## TASK REQUIREMENTS
Give again exactly the lines that run from the start of the records to the line holding "plt.rcParams['font.family'] = ['Liberation", both ends counted. Do not include the pictures.

## RECORDS FOR THE EXERCISE
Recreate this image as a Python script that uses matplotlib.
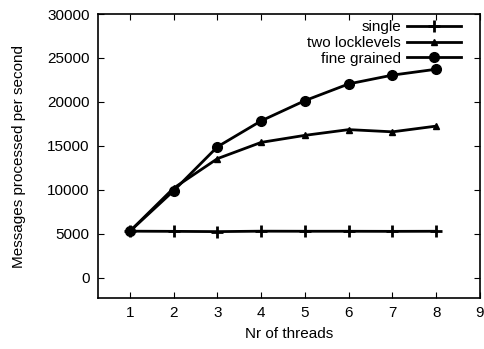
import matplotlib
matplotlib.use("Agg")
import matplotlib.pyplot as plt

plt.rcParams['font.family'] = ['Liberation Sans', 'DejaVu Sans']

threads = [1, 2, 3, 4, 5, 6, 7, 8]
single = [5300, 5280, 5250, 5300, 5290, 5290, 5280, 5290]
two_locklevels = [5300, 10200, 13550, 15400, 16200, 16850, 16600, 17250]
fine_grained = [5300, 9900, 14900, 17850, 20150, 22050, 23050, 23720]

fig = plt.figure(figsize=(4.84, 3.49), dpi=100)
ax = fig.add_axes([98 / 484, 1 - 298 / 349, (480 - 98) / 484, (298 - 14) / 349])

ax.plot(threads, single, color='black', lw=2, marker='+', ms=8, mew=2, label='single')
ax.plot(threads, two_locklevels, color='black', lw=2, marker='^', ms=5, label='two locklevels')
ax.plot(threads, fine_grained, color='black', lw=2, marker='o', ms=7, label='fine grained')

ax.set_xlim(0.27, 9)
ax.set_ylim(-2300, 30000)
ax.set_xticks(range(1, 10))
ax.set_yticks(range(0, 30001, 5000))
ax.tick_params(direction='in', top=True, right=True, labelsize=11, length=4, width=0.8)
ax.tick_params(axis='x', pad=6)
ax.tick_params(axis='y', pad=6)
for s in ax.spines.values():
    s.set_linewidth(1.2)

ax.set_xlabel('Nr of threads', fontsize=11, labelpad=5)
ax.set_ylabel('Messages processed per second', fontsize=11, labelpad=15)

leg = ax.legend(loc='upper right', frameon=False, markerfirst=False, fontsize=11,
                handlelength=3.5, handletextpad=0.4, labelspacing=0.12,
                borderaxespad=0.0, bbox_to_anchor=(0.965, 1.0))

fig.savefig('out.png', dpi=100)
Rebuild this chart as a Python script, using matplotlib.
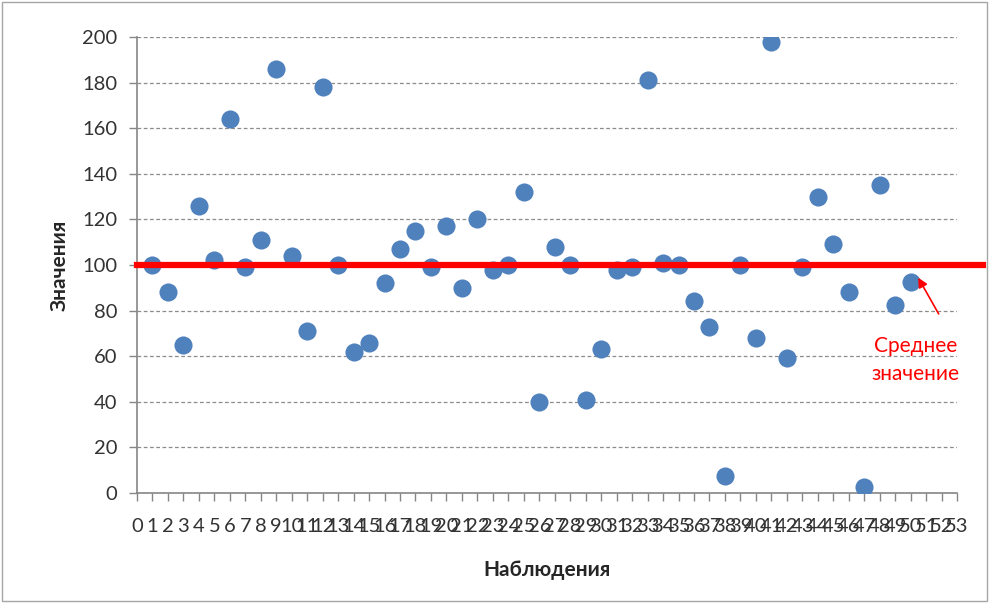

## RESULT OF THIS TASK
Recreate this image as a Python script that uses matplotlib.
import matplotlib
matplotlib.use("Agg")
import matplotlib.pyplot as plt

plt.rcParams['font.family'] = ['Liberation Sans', 'DejaVu Sans']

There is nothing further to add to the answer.